>> BEGIN

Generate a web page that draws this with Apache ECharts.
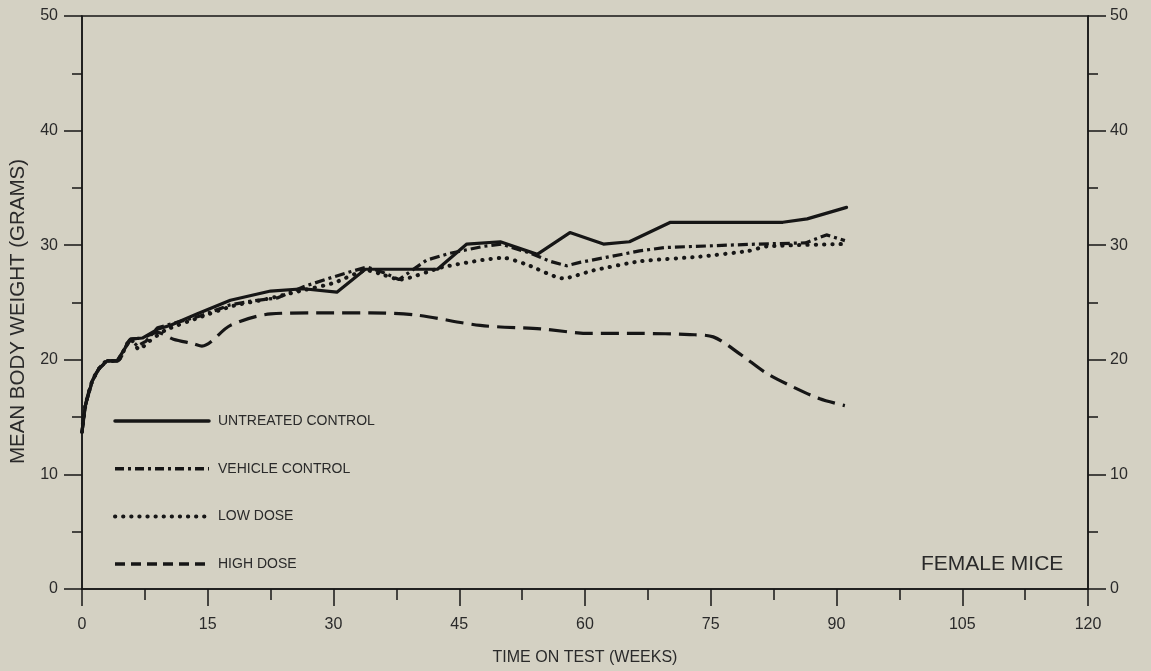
<!DOCTYPE html>
<html>
<head>
<meta charset="utf-8">
<script src="https://cdn.jsdelivr.net/npm/echarts@6/dist/echarts.min.js"></script>
<style>
html,body{margin:0;padding:0;background:#d4d1c3;}
#chart{width:1151px;height:671px;}
</style>
</head>
<body>
<div id="chart"></div>
<script>
// ---- data (weeks on test, mean body weight in grams) ----
const seriesNames = ['UNTREATED CONTROL', 'VEHICLE CONTROL', 'LOW DOSE', 'HIGH DOSE'];

const untreatedWeeks  = [0, 0.4, 1.2, 2.0, 3.0, 4.2, 5.8, 7.2, 9.1, 10.5, 13.7, 17.7, 22.5, 26.4, 30.4, 33.8, 42.4, 45.9, 49.9, 54.3, 58.2, 62.2, 65.3, 70.2, 83.6, 86.5, 91.2];
const untreatedValues = [13.7, 16.0, 18.1, 19.2, 19.9, 19.9, 21.8, 21.9, 22.7, 23.0, 24.0, 25.2, 26.0, 26.2, 25.9, 27.9, 27.9, 30.1, 30.3, 29.2, 31.1, 30.1, 30.3, 32.0, 32.0, 32.3, 33.3];

const vehicleWeeks  = [0, 0.4, 1.2, 2.0, 3.0, 4.2, 5.8, 6.6, 7.6, 9.0, 11.0, 14.0, 17.7, 20.0, 23.3, 26.5, 29.0, 31.6, 34.0, 36.0, 37.8, 41.1, 43.9, 47.9, 50.0, 53.5, 55.8, 57.8, 59.4, 66.5, 69.6, 80.7, 86.3, 88.8, 91.0];
const vehicleValues = [13.7, 16.0, 18.1, 19.2, 19.9, 19.9, 21.8, 21.2, 21.6, 22.8, 23.2, 23.8, 24.8, 25.1, 25.4, 26.4, 27.0, 27.6, 28.1, 27.6, 27.0, 28.7, 29.3, 29.9, 30.1, 29.3, 28.6, 28.2, 28.5, 29.5, 29.8, 30.1, 30.2, 30.9, 30.4];

const lowWeeks  = [0, 0.4, 1.2, 2.0, 3.0, 4.2, 5.8, 6.8, 8.0, 10.0, 14.0, 18.0, 22.0, 26.0, 30.0, 34.0, 36.0, 37.9, 43.1, 50.3, 53.1, 57.4, 61.0, 66.6, 73.7, 79.5, 81.7, 90.8];
const lowValues = [13.7, 16.0, 18.1, 19.2, 19.9, 19.9, 21.8, 20.9, 21.6, 22.6, 23.7, 24.7, 25.3, 26.0, 26.7, 27.8, 27.4, 27.0, 28.1, 28.9, 28.3, 27.1, 27.8, 28.6, 29.0, 29.5, 29.9, 30.1];

const highWeeks  = [0, 0.4, 1.2, 2.0, 3.0, 4.2, 5.8, 7.2, 9.0, 10.9, 13.3, 14.3, 17.7, 22.5, 28.0, 34.4, 39.9, 47.5, 54.7, 60.6, 66.6, 72.5, 75.3, 78.5, 81.7, 84.9, 88.0, 91.0];
const highValues = [13.7, 16.0, 18.1, 19.2, 19.9, 19.9, 21.8, 21.9, 22.4, 21.8, 21.4, 21.2, 23.0, 24.0, 24.1, 24.1, 23.9, 23.0, 22.7, 22.3, 22.3, 22.2, 22.0, 20.5, 18.8, 17.6, 16.6, 16.0];

const xTicks = [0, 15, 30, 45, 60, 75, 90, 105, 120];
const yTicks = [0, 10, 20, 30, 40, 50];
const panelLabel = 'FEMALE MICE';

// ---- chart ----
function pairs(xs, ys) { return xs.map((x, i) => [x, ys[i]]); }

const INK = '#161616';
const TXT = '#2a2a2a';
const FONT = '"Liberation Sans", Arial, Helvetica, sans-serif';

const styles = [
  {color: INK, width: 3.2, type: 'solid', cap: 'round', join: 'round'},
  {color: INK, width: 3.2, type: [10, 4, 3, 4], cap: 'butt'},
  {color: INK, width: 4, type: [0.3, 8], cap: 'round'},
  {color: INK, width: 3.2, type: [18, 8], cap: 'butt'}
];
const legendStyles = [
  {color: INK, width: 3.5, type: 'solid'},
  {color: INK, width: 3.5, type: [9, 4, 3, 4]},
  {color: INK, width: 4, type: [0.3, 7.8], cap: 'round'},
  {color: INK, width: 3.5, type: [10, 6]}
];

const chart = echarts.init(document.getElementById('chart'), null, {renderer: 'canvas'});

function yAxisDef(pos, margin) {
  return {
    type: 'value', position: pos, min: yTicks[0], max: yTicks[yTicks.length - 1], interval: 10,
    axisLine: {show: true, lineStyle: {color: INK, width: 1.5}},
    axisTick: {show: true, length: 18, lineStyle: {color: INK, width: 1.5}},
    minorTick: {show: true, splitNumber: 2, length: 10, lineStyle: {color: INK, width: 1.5}},
    splitLine: {show: false}, minorSplitLine: {show: false},
    axisLabel: {margin: margin, fontSize: 16, color: TXT, fontFamily: FONT, padding: [3, 0, 0, 0]}
  };
}

const left = yAxisDef('left', 24);
left.name = 'MEAN BODY WEIGHT (GRAMS)';
left.nameLocation = 'middle';
left.nameGap = 53;
left.nameTextStyle = {fontSize: 20.5, color: TXT, fontFamily: FONT, padding: [0, 18, 0, 0]};
const right = yAxisDef('right', 22);

const lineBase = {type: 'line', symbol: 'none', showSymbol: false, animation: false, z: 3};

chart.setOption({
  backgroundColor: '#d4d1c3',
  animation: false,
  grid: {left: 82, right: 63, top: 16, bottom: 80, show: true, borderColor: INK, borderWidth: 1.5, backgroundColor: 'transparent'},
  xAxis: {
    type: 'value', min: xTicks[0], max: xTicks[xTicks.length - 1], interval: 15,
    axisLine: {show: true, lineStyle: {color: INK, width: 1.5}},
    axisTick: {show: true, length: 17, lineStyle: {color: INK, width: 1.5}},
    minorTick: {show: true, splitNumber: 2, length: 11, lineStyle: {color: INK, width: 1.5}},
    splitLine: {show: false}, minorSplitLine: {show: false},
    axisLabel: {margin: 28, fontSize: 16, color: TXT, fontFamily: FONT},
    name: 'TIME ON TEST (WEEKS)', nameLocation: 'middle', nameGap: 61,
    nameTextStyle: {fontSize: 16, color: TXT, fontFamily: FONT}
  },
  yAxis: [left, right],
  legend: {
    orient: 'vertical', left: 113, top: 414, padding: 0, itemWidth: 94, itemHeight: 14, itemGap: 33.7,
    itemStyle: {color: 'transparent', borderColor: 'transparent', borderWidth: 0},
    data: seriesNames.map((n, i) => ({name: n, lineStyle: legendStyles[i],
      itemStyle: {color: 'transparent', borderColor: 'transparent', borderWidth: 0}})),
    textStyle: {fontSize: 14, color: TXT, fontFamily: FONT, padding: [0, 0, 0, 4]}
  },
  graphic: [{
    type: 'text', left: 921, top: 554,
    style: {text: panelLabel, font: '21px "Liberation Sans", Arial, sans-serif', fill: TXT}
  }],
  series: [
    Object.assign({}, lineBase, {name: seriesNames[0], data: pairs(untreatedWeeks, untreatedValues),
      lineStyle: styles[0], itemStyle: {color: INK}, z: 5}),
    Object.assign({}, lineBase, {name: seriesNames[1], data: pairs(vehicleWeeks, vehicleValues),
      lineStyle: styles[1], itemStyle: {color: INK}, z: 4}),
    Object.assign({}, lineBase, {name: seriesNames[2], data: pairs(lowWeeks, lowValues), smooth: 0.2,
      lineStyle: styles[2], itemStyle: {color: INK}}),
    Object.assign({}, lineBase, {name: seriesNames[3], data: pairs(highWeeks, highValues), smooth: 0.3,
      lineStyle: styles[3], itemStyle: {color: INK}})
  ]
});
</script>
</body>
</html>
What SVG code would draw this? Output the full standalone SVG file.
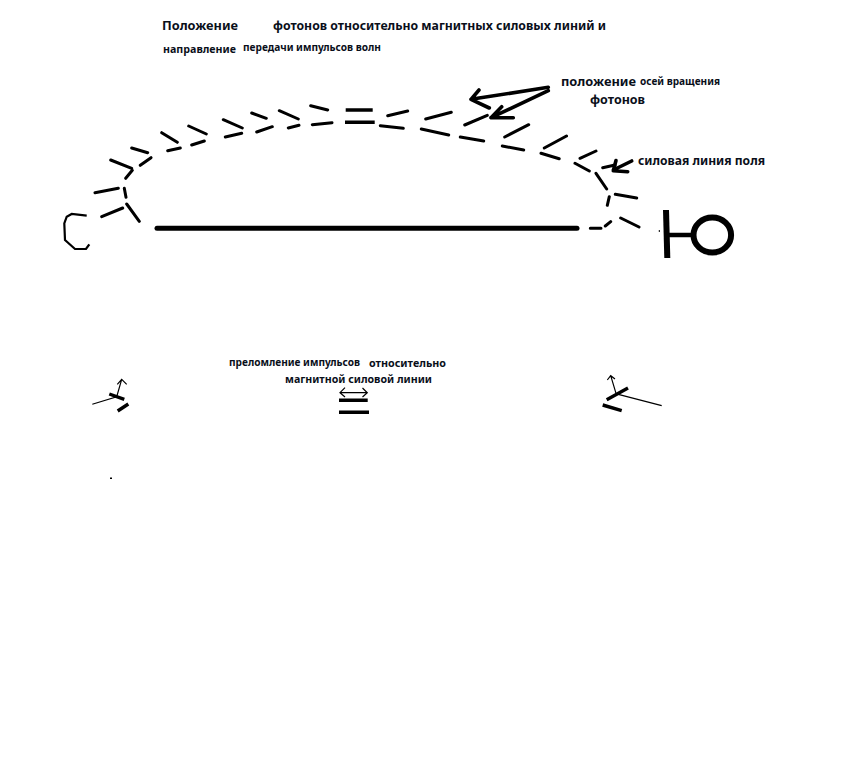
<svg xmlns="http://www.w3.org/2000/svg" width="857" height="777" viewBox="0 0 857 777">
<style>
text{font-family:"Noto Sans","Liberation Sans",sans-serif;font-weight:700;fill:#0a0f1a}
.t13{font-size:13px}.t11{font-size:10.5px}.t10{font-size:10px}
.d{stroke:#000;stroke-width:3;fill:none;stroke-linecap:round}
.a{stroke:#000;stroke-width:3.6;fill:none;stroke-linecap:round;stroke-linejoin:round}
.h{stroke:#000;stroke-width:3.400;fill:none}
.n{stroke:#000;stroke-width:1.200;fill:none}
</style>
<rect width="857" height="777" fill="#fff"/>
<g id="connectors">
<path id="field-line-main" d="M157 228.300H577" stroke="#000" stroke-width="5" stroke-linecap="round" fill="none"/>
<path id="photons-curve" class="d" d="M95 192.700L118.300 188.300M101.700 216.700L122.700 208M124.300 188.300L126 197.300M126.700 204L139.300 221.300M110.700 160L131.700 168.300M125.700 178.300L132.300 170.300M131.700 148L147.700 152.700M140.300 165.300L151 157.700M161.700 132.700L177.300 142.300M167.700 150.700L180.300 148M188.700 126L206.300 134M191.700 145L204.300 141M223.300 119.700L242.300 128M225.300 137L241.700 133.300M251.700 113L266.300 118.300M256.700 132L272.300 126.700M279.300 110.700L298.300 119M288.300 128L299 125.300M310.700 105.700L327.700 110M312.300 124.700L332 122.700M387.700 115.700L407.700 111M380.300 125.700L403.300 128.300M425.700 119L451.300 112.300M421.300 129L448.700 135M464.700 125L487.300 115.300M460.300 137L483.700 141M504.700 137L528.700 124.700M502.300 146L523.700 150M544.300 148L566.500 136M541 153.300L559.200 158.800M580 158.300L596 151M575 163.300L589.300 171M602.700 167.700L615 165M596 173.300L606.700 189M609.300 196.700L607.300 205.300M615.300 194.300L636.700 198M620.700 218L639 227M605.300 226L610.700 221.700M590.300 228.300L601 228.300"/>
<path id="photons-top" class="h" d="M345.700 110H372.700M345 122.300H374.700"/>
<path id="arrow-axes-1" class="a" d="M548.300 87.300L471 99.300M479 90L471 99.300L489.300 108"/>
<path id="arrow-axes-2" class="a" d="M548.300 90.700L491 117.700M501.700 106.700L491 117.700L513.300 117.700"/>
<path id="arrow-field" class="a" d="M631.700 161L613.300 170M616 160.500L613.300 170.700L627.700 171.700"/>
<path id="refr-left-thin" class="n" d="M92.300 404.300L116.700 396.700L121.700 379.300M117.300 384.300L121.700 379.300L126.700 384.300"/>
<path id="refr-left-thick" class="h" d="M109.300 394L124.300 399.300M117.700 411L128.300 404"/>
<path id="refr-mid-arrow" class="n" d="M340 392.700H367.300M345 387.700L340 392.700L345 397M362.500 388L367.300 392.700L362.500 397"/>
<path id="refr-mid-thick" class="h" d="M339 400.300H367.700M339 412.300H369"/>
<path id="refr-right-thin" class="n" d="M618.300 394.300L661.700 405.700M616 393.300L610.700 375.700M607.300 380L610.700 375.700L615 379"/>
<path id="refr-right-thick" class="h" d="M606.700 399.700L628 388M602.700 405L621.700 410.700"/>
</g>
<g id="node-c">
<path d="M86.700 215.700L71.700 214L66.700 216.700L64.300 223.300L65 240L75 249L86 249L89.300 244.300" fill="none" stroke="#000" stroke-width="2.200"/>
</g>
<g id="node-yu" fill="none" stroke="#000">
<path d="M666 210L667.300 258" stroke-width="6"/>
<path d="M667.300 235H693" stroke-width="4.500"/>
<ellipse cx="712.300" cy="235" rx="18.800" ry="17.500" stroke-width="6"/>
<path d="M659.300 230v2" stroke-width="1"/>
</g>
<path id="speck" d="M110 478.300h2" stroke="#000" stroke-width="1.500"/>
<g id="labels">
<text class="t13" x="162" y="29.500" textLength="76" lengthAdjust="spacingAndGlyphs">Положение</text>
<text class="t13" x="273" y="29.500" textLength="333" lengthAdjust="spacingAndGlyphs">фотонов относительно магнитных силовых линий и</text>
<text class="t11" x="163" y="53" textLength="73" lengthAdjust="spacingAndGlyphs">направление</text>
<text class="t10" x="243" y="51" textLength="138" lengthAdjust="spacingAndGlyphs">передачи импульсов волн</text>
<text class="t13" x="561" y="86" textLength="75" lengthAdjust="spacingAndGlyphs">положение</text>
<text class="t10" x="640" y="85" textLength="80" lengthAdjust="spacingAndGlyphs">осей вращения</text>
<text class="t13" x="590" y="104" textLength="55" lengthAdjust="spacingAndGlyphs">фотонов</text>
<text class="t13" x="638" y="165" textLength="127" lengthAdjust="spacingAndGlyphs">силовая линия поля</text>
<text class="t11" x="229" y="366" textLength="131" lengthAdjust="spacingAndGlyphs">преломление импульсов</text>
<text class="t11" x="369" y="367" textLength="77" lengthAdjust="spacingAndGlyphs">относительно</text>
<text class="t11" x="285" y="383" textLength="147" lengthAdjust="spacingAndGlyphs">магнитной силовой линии</text>
</g>
</svg>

>> END

#### Written problem
With all pictures left out, please transcribe exactly the lines from the start of the material through the line with "32.0, 32.3, 33.3];".

#### Task result
Generate a web page that draws this with Apache ECharts.
<!DOCTYPE html>
<html>
<head>
<meta charset="utf-8">
<script src="https://cdn.jsdelivr.net/npm/echarts@6/dist/echarts.min.js"></script>
<style>
html,body{margin:0;padding:0;background:#d4d1c3;}
#chart{width:1151px;height:671px;}
</style>
</head>
<body>
<div id="chart"></div>
<script>
// ---- data (weeks on test, mean body weight in grams) ----
const seriesNames = ['UNTREATED CONTROL', 'VEHICLE CONTROL', 'LOW DOSE', 'HIGH DOSE'];

const untreatedWeeks  = [0, 0.4, 1.2, 2.0, 3.0, 4.2, 5.8, 7.2, 9.1, 10.5, 13.7, 17.7, 22.5, 26.4, 30.4, 33.8, 42.4, 45.9, 49.9, 54.3, 58.2, 62.2, 65.3, 70.2, 83.6, 86.5, 91.2];
const untreatedValues = [13.7, 16.0, 18.1, 19.2, 19.9, 19.9, 21.8, 21.9, 22.7, 23.0, 24.0, 25.2, 26.0, 26.2, 25.9, 27.9, 27.9, 30.1, 30.3, 29.2, 31.1, 30.1, 30.3, 32.0, 32.0, 32.3, 33.3];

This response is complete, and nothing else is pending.